BridgeIndex
BridgeIndex(
n_anchors=1000,
n_query_anchors=10,
expansion_k=200,
global_num_bits=12,
facet_num_bits=10,
dense_percentile=75,
min_bucket_size=20,
include_sparse_points=0,
seed=42,
_embeddings=None,
_anchor_indices=None,
_anchor_embeddings=None,
_neighborhoods=None,
_super_connectors=None,
_bridge_indices=None,
_fitted=False,
)Two-tier RAG index using bridge-based anchors for efficient retrieval.
Instead of indexing all embeddings, BridgeIndex selects a small set of “anchor” points that provide good coverage of the embedding space. Queries first find nearby anchors, then expand to their neighborhoods.

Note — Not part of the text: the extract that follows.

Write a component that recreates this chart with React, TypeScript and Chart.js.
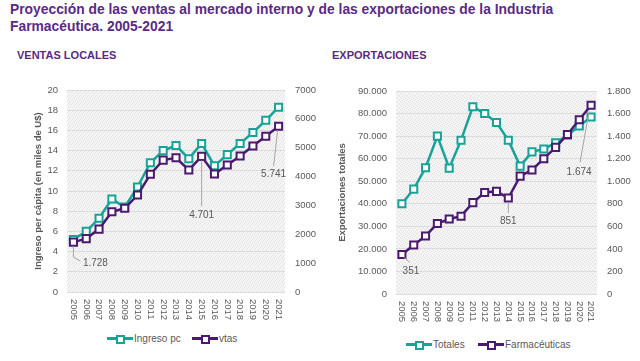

The key innovation is using bridge points (which connect multiple LSH buckets) as anchors rather than cluster centroids. Bridges naturally occur at semantic boundaries and provide better coverage.
Attributes
| Name | Type | Description |
|---|---|---|
| n_anchors | int | Number of anchor points to use |
| n_query_anchors | int | Number of anchors to retrieve per query |
| expansion_k | int | Size of neighborhood to expand from each anchor |
| global_num_bits | int | LSH bits for global bucketing (default 12) |
| seed | int | Random seed for reproducibility |
Example
index = BridgeIndex(n_anchors=1000) index.fit(embeddings)
Single query
candidates, scores = index.query(query_vec, k=10)
Batch queries
results = index.query_batch(query_vecs, k=10)
Methods
| Name | Description |
|---|---|
| evaluate_recall | Evaluate recall against brute-force search. |
| fit | Build the bridge index from embeddings. |
| get_anchors | Return the anchor point indices. |
| get_super_connectors | Return the super connector analysis. |
| query | Retrieve top-k candidates for a query embedding. |
| query_batch | Batch query for multiple embeddings. |
| summary | Return a summary of the index. |
evaluate_recall
BridgeIndex.evaluate_recall(n_queries=100, k=10, seed=42)Evaluate recall against brute-force search.
Parameters
| Name | Type | Description | Default |
|---|---|---|---|
| n_queries | int | Number of random queries to test | 100 |
| k | int | Number of results per query | 10 |
| seed | int | Random seed for query selection | 42 |
Returns
| Name | Type | Description |
|---|---|---|
| Dict[str, float] | Dict with ‘recall’, ‘avg_candidates’, ‘speedup’ metrics |
fit
BridgeIndex.fit(embeddings, verbose=True)Build the bridge index from embeddings.
Parameters
| Name | Type | Description | Default |
|---|---|---|---|
| embeddings | np.ndarray | (n, d) array of embedding vectors (will be L2-normalized) | required |
| verbose | bool | Print progress information | True |
Returns
| Name | Type | Description |
|---|---|---|
| BridgeIndex | self (for chaining) |
get_anchors
BridgeIndex.get_anchors()Return the anchor point indices.
get_super_connectors
BridgeIndex.get_super_connectors()Return the super connector analysis.
query
BridgeIndex.query(query, k=10, n_query_anchors=None, return_scores=True)Retrieve top-k candidates for a query embedding.
Parameters
| Name | Type | Description | Default |
|---|---|---|---|
| query | np.ndarray | (d,) query embedding vector | required |
| k | int | Number of results to return | 10 |
| n_query_anchors | Optional[int] | Override default number of anchors to probe | None |
| return_scores | bool | Whether to return similarity scores | True |
Returns
| Name | Type | Description |
|---|---|---|
| np.ndarray | (indices, scores) where indices are the top-k candidate indices | |
| Optional[np.ndarray] | and scores are their cosine similarities (or None if return_scores=False) |
query_batch
BridgeIndex.query_batch(queries, k=10, n_query_anchors=None)Batch query for multiple embeddings.
Parameters
| Name | Type | Description | Default |
|---|---|---|---|
| queries | np.ndarray | (n_queries, d) array of query embeddings | required |
| k | int | Number of results per query | 10 |
| n_query_anchors | Optional[int] | Override default number of anchors to probe | None |
Returns
| Name | Type | Description |
|---|---|---|
| List[Tuple[np.ndarray, np.ndarray]] | List of (indices, scores) tuples, one per query |
summary
BridgeIndex.summary()Return a summary of the index.